Desejo de Putin alegadamente cumprido: vacina anunciada pelo Kremlin é para toda a gente (e, aparentemente, para todos os cancros) já no início de 2025. Imunologistas céticos: “não vejo nenhum artigo científico sobre isto”.
A Rússia terá desenvolvido a sua própria vacina contra o cancro e anunciou, no passado domingo, que a vai trazer ao público de forma gratuita muito em breve.
O anúncio foi feito por Andrey Kaprin, Diretor Geral do Centro de Investigação Médica em Radiologia do Ministério da Saúde russo, numa entrevista à rádio russa Rossiya.
De acordo com a agência TASS, a nova vacina foi criada com a ajuda de Inteligência Artificial (IA) e é resultado de esforços de colaboração entre vários centros de investigação.
A Rússia garante que o tratamento será gratuito e ficará disponível a todos os cidadãos. “Está previsto o seu lançamento em circulação geral no início de 2025”, avança a agência russa controlada pelo Kremlin.
A vacina é do tipo mRNA (ARN mensageiro), atualmente alvo de centenas de ensaios clínicos em todo o mundo, revolucionados pela investigação sobre as vacinas contra a COVID-19 durante a pandemia. Envia instruções para produzir a proteína Spike, da qual o vírus necessita para entrar nas células do organismo, para que depois o sistema imunitário a reconheça como estranha e produza anticorpos. Em casos oncológicos, este processo é adaptado para ajudar o sistema imunitário a identificar e atacar as células cancerígenas.
Os ensaios pré-clínicos demonstraram a sua capacidade para suprimir o crescimento dos tumores e prevenir as metástases, segundo Alexander Gintsburg, Diretor do Centro Nacional de Investigação de Epidemiologia e Microbiologia de Gamaleya.
A IA terá sido útil para acelerar o desenvolvimento da vacina, aponta o responsável, que garante que os cálculos de redes neuronais alimentados por IA podem reduzir o tempo necessário para criar vacinas personalizadas para que o processo seja concluído em apenas uma hora.
A inusitada notícia chega numa altura em que vários países e empresas estão a trabalhar para desenvolver as suas próprias vacinas contra o cancro. O facto de a Rússia ter alegadamente lá chegado primeiro e anunciado a inovação tão repentinamente já deixou alguns cientistas céticos quanto à nova vacina.
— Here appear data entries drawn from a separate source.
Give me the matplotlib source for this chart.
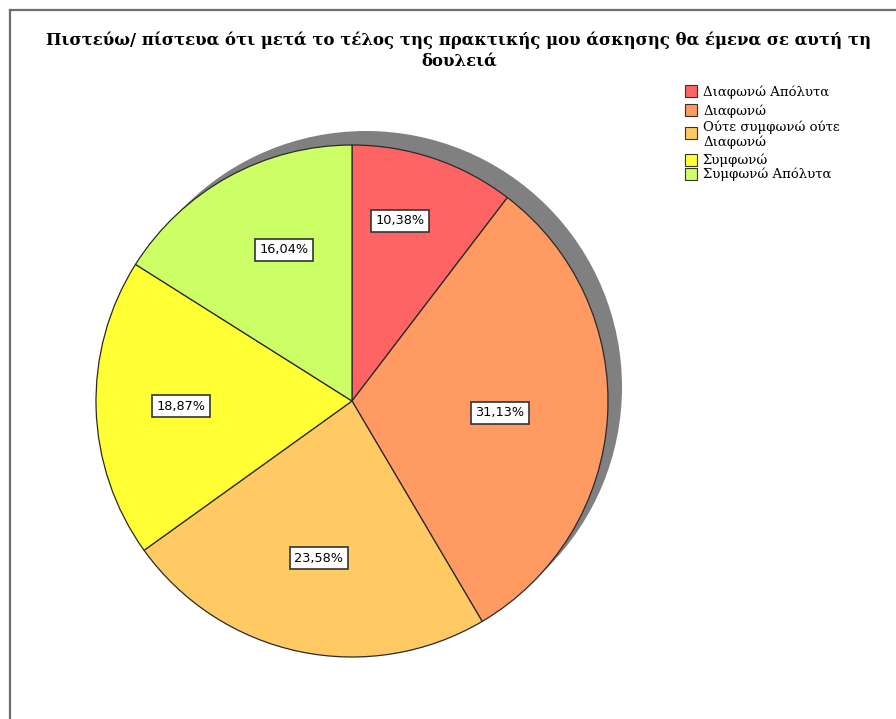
import numpy as np
import matplotlib
matplotlib.use("Agg")
import matplotlib.pyplot as plt
from matplotlib.patches import Circle, Rectangle
from matplotlib.lines import Line2D

# Response categories and their shares (%)
categories = [
    "Διαφωνώ Απόλυτα",
    "Διαφωνώ",
    "Ούτε συμφωνώ ούτε\nΔιαφωνώ",
    "Συμφωνώ",
    "Συμφωνώ Απόλυτα",
]
shares = [10.38, 31.13, 23.58, 18.87, 16.04]
slice_colors = ["#FF6464", "#FF9A62", "#FFC964", "#FFFF33", "#CCFF66"]

title_lines = [
    "Πιστεύω/ πίστευα ότι μετά το τέλος της πρακτικής μου άσκησης θα έμενα σε αυτή τη",
    "δουλειά",
]

# label placement: radial fraction and small angular nudge (degrees)
label_radius = [0.728, 0.58, 0.627, 0.668, 0.647]
label_nudge = [3.8, -1.2, 0.0, 0.0, -4.7]

W, H = 896, 719
fig = plt.figure(figsize=(W / 100, H / 100), dpi=100)
fig.patch.set_facecolor("white")


def fx(x):
    return x / W


def fy(y):
    return 1 - y / H


# outer frame (left and top edges visible)
fig.add_artist(Line2D([fx(10), fx(10)], [fy(10), fy(H + 5)], transform=fig.transFigure,
                      color="#6e6e6e", lw=1.6))
fig.add_artist(Line2D([fx(10), fx(W + 5)], [fy(10), fy(10)], transform=fig.transFigure,
                      color="#6e6e6e", lw=1.6))

# title, two centred lines
for line, base in zip(title_lines, [45, 66]):
    fig.text(fx(459), fy(base), line, ha="center", va="baseline", fontsize=11.9,
             fontweight="bold", family="DejaVu Serif")

# pie axes: centre (352, 401) px, radius 256 px
cx, cy, r = 352, 401, 256
ax = fig.add_axes([fx(cx - r), fy(cy + r), 2 * r / W, 2 * r / H])

# drop shadow behind the pie
off = 14 / r
ax.add_patch(Circle((off, off), 1.0, facecolor="#808080", edgecolor="none", zorder=0,
                    clip_on=False))

wedges, _ = ax.pie(shares, colors=slice_colors, startangle=90, counterclock=False,
                   radius=1.0, wedgeprops=dict(edgecolor="#2a2a2a", linewidth=0.9))
for w in wedges:
    w.set_zorder(1)
    w.set_clip_on(False)

ax.set_xlim(-1, 1)
ax.set_ylim(-1, 1)
ax.set_aspect("equal")
ax.axis("off")

# percentage labels
cum = np.cumsum([0] + shares[:-1])
for i, s in enumerate(shares):
    mid = 90 - (cum[i] + s / 2) * 3.6 + label_nudge[i]
    rad = np.deg2rad(mid)
    x = label_radius[i] * np.cos(rad)
    y = label_radius[i] * np.sin(rad)
    ax.text(x, y, f"{s:.2f}%".replace(".", ","), ha="center", va="center",
            fontsize=9.3, family="DejaVu Sans", zorder=3,
            bbox=dict(boxstyle="square,pad=0.33", facecolor="white",
                      edgecolor="#333333", linewidth=1.2))

# legend
swatch_y = [91, 110, 133, 160, 174]
text_y = [92, 111, 135, 160, 174]
sw = 12
for lab, col, sy, ty in zip(categories, slice_colors, swatch_y, text_y):
    fig.add_artist(Rectangle((fx(685), fy(sy + sw / 2)), sw / W, sw / H,
                             transform=fig.transFigure, facecolor=col,
                             edgecolor="#333333", linewidth=0.8))
    fig.text(fx(703), fy(ty), lab, ha="left", va="center", fontsize=9.5,
             family="DejaVu Serif", linespacing=1.1)

fig.savefig("out.png", dpi=100)
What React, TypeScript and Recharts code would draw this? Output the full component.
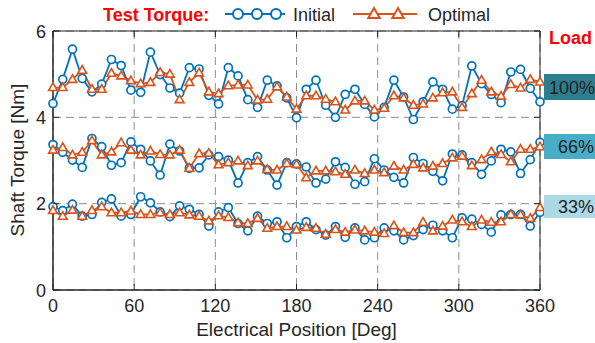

“Até vermos os dados de um ensaio clínico, tem de haver ceticismo em relação a isto“, resume na Newsweek o imunologista Kingston Mills, do Trinity College de Dublin: “não há nada nas revistas científicas que se possa ver sobre isso. É aí que normalmente se começa a ler, como cientista, sobre uma descoberta”.
“Não vejo nenhum artigo sobre isto, por isso não tenho nada em que me basear em termos de ciência”, reforça, lembrando, no entanto, que “a ideia de uma vacina contra o cancro é real”.
No ano passado, o governo do Reino Unido assinou um acordo com a BioNTech, empresa alemã especializada em vacinas, para lançar ensaios clínicos de “tratamentos personalizados contra o cancro” até 2030.
Ao mesmo tempo, as gigantes farmacêuticas Moderna e Merck Co estão também a desenvolver vacinas experimentais contra o cancro.
“Penso que o que não faz sentido é ser uma vacina para o cancro — como todos sabemos, existem vários tipos de cancro”, lembra ainda o imunologista: “será esta uma vacina universal para todos os cancros? Eu seria muito cético em relação a isso. Acho que não pode ser”, avisa.
“Qual é o cancro? Qual é o antigénio? Onde estão os dados dos ensaios clínicos? Tudo isto são perguntas sem resposta e ainda não vimos nenhum destes dados para podermos fazer uma avaliação correta”, questiona o especialista.
O Presidente russo Vladimir Putin, que já se tinha mostrado muito otimista em relação aos progressos na vacina contra o cancro em fevereiro deste ano, não foi até agora capaz de dar resposta a estas perguntas.
Putin afirmou apenas que o país estava prestes a criar “vacinas contra o cancro e medicamentos imunomoduladores da próxima geração”, sem especificar os tipos de cancro que seriam alvo do novo tratamento por injeção. “Espero que em breve sejam efetivamente utilizados como métodos de terapia individual”, acrescentou o líder russo, sem entrar em pormenores.